As a Moonkin, this fight is pretty straightforward – most of your damage will be on the Amalgam, especially once you complete your Test. Multi-dotting two additional adds that will be up for a significant time is beneficial, despite the Shooting Stars nerf, and movement thanks to the cutter beam/intercepting bolts makes it a fairly standard fight for us – nothing for us to shine on, but nothing for us to really complain about. As such, I’d still recommend a build similar to this – Displacer Beast will blink you across the cutter beam without getting in contact with it, saving a bit of movement; Ysera’s Gift is the stronger t2 talent purely because there shouldn’t be any burst healing required, and the static passive will be the most beneficial; t3 and 5’s talents are all pretty much useless for this fight, so save the tomes; Force of Nature and Heart of the Wild combo again for the predominant single-target focus of this fight, with a nice HotW-Tranq backup in case the raid fails with soaking Residual Corruption – plus with treants being guardians, they’re unaffected by the damage reduction on the boss. Omens replaces Healing Touch glyph just to keep eclipse moving while you’re on the move. Symbiosis again favours magical damage reduction in this fight with everything else being non-spectacular, so as a Moonkin you’re looking at DK>Rogue>Warlock>everything else.
Sha of Pride
Why is he there?
The seventh sha, the Sha of Pride, was the final burden to which Emperor Shaohao clung, shrouding the land in mist and biding its time for millennia. When Garrosh awakened the Heart of Y’shaarj, the force of his arrogance caused this dark energy to coalesce in the chamber where the Heart was unearthed.
Wrapping up the Pandaria section of the raid with the Sha of Pride himself was a good move by Blizzard. The final head of Y’Shaarj and the one vice that Emperor Shaohao could not defeat had to turn up sooner or later. While it would have been more epic to have the boss be more difficult, the raid is about cleaning up Vale before heading off to smack some Orcish butt, so the final part of the Pandaria chapter really could not have gone any better than to vanquish the final prime Sha. It coalesced when Garrosh found the heart of Y’Shaarj deep within the Vale of Eternal Blossoms, and plunged the heart within the magical waters of the Vale, daring Azeroth to attack him. Along with the rest of his campaign, this capped everything off and deeper within the chamber of the heart, the final Sha prime spawned.
The fight involves an interesting throwback to Ulduar where we have a Titanic Watcher aid us in defeating something Old-God related, but until 30% it would seem that we have some light in the darkness. Again making use of an encounter energy bar, this time for pride instead of corruption, we again see mechanics that are fairly interesting, but because of the earliness in the instance raiders who already overgeared the encounter from ToT heroic didn’t have too much issues with this fight. Most of it in normal mode is just sitting there and rarely moving for certain mechanics, with some adds that spawn from time to time. As such, it’s a really nice single-target for us Moonkins, but overall quite a boring one in normal mode (I know, I’m never happy). Heck, other classes have far superior AoE for the smaller adds, so unless you have Nature’s Grace up inside Eclipse, you may as well continue single-targeting.

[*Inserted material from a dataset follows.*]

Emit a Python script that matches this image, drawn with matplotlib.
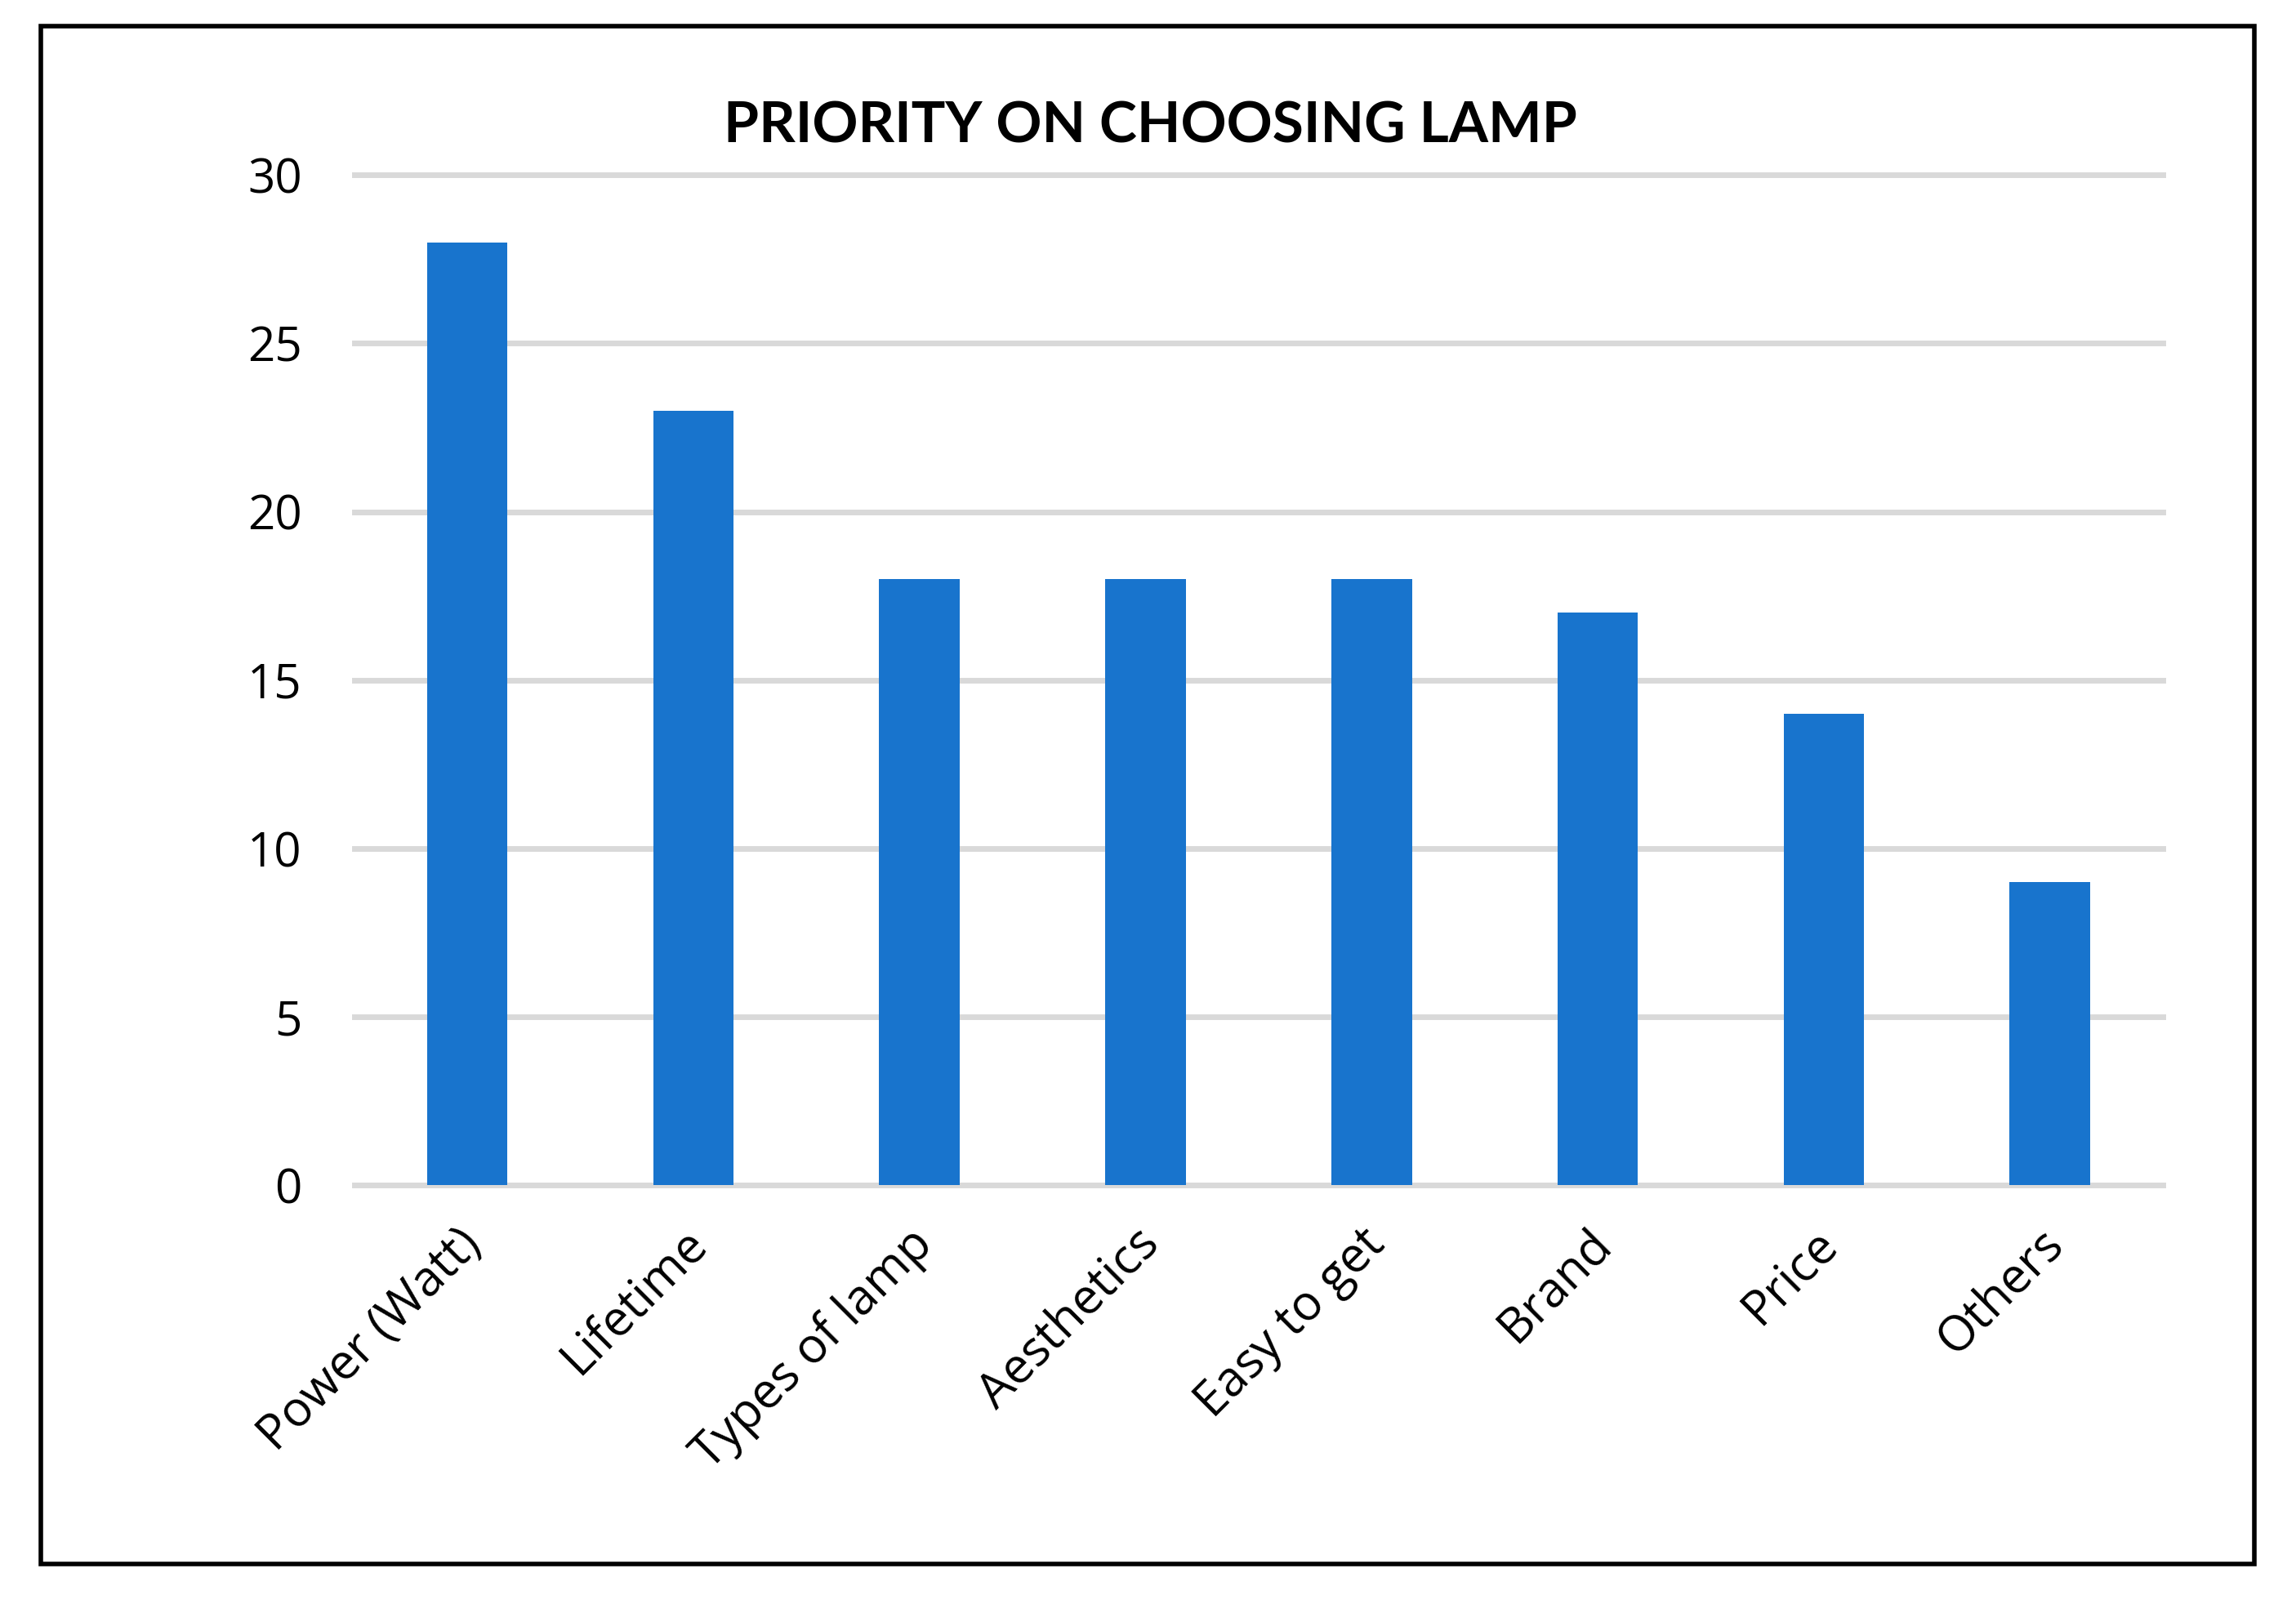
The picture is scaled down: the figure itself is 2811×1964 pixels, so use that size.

The only change to your build from the previous fight that I’d suggest would be to switch Displacer Beast for Feline Swiftness – there’s no need for blinks, and the quick sidesteps can therefore be even quicker. Ysera’s Gift will be overall superior again, though Cenarion Ward could be beneficial for Swelling Pride if your raid struggles with this; t3/5 again aren’t going to be much use in the encounter – though Mighty Bash may be useful for the large add, but I can’t say for sure if it even is stunnable; t4/6 are going to make use of the single-target combo again with Force of Nature and HotW. Symbiosis is also very similar to the previous encounter, with Rogue (will remove Mark of Arrogance without gaining Pride)>DK>Warlock>Paladin>everything else being priority.
Why is he there?
Warlord Zaela formed a close bond with Garrosh during events in the Twilight Highlands, and she and her Dragonmaw orcs have pledged loyalty to Garrosh’s cause. Riding atop the fearsome Galakras, a direct descendant of the cataclysmic progenitor of all dragonkind, Zaela oversees the naval defense of Orgrimmar.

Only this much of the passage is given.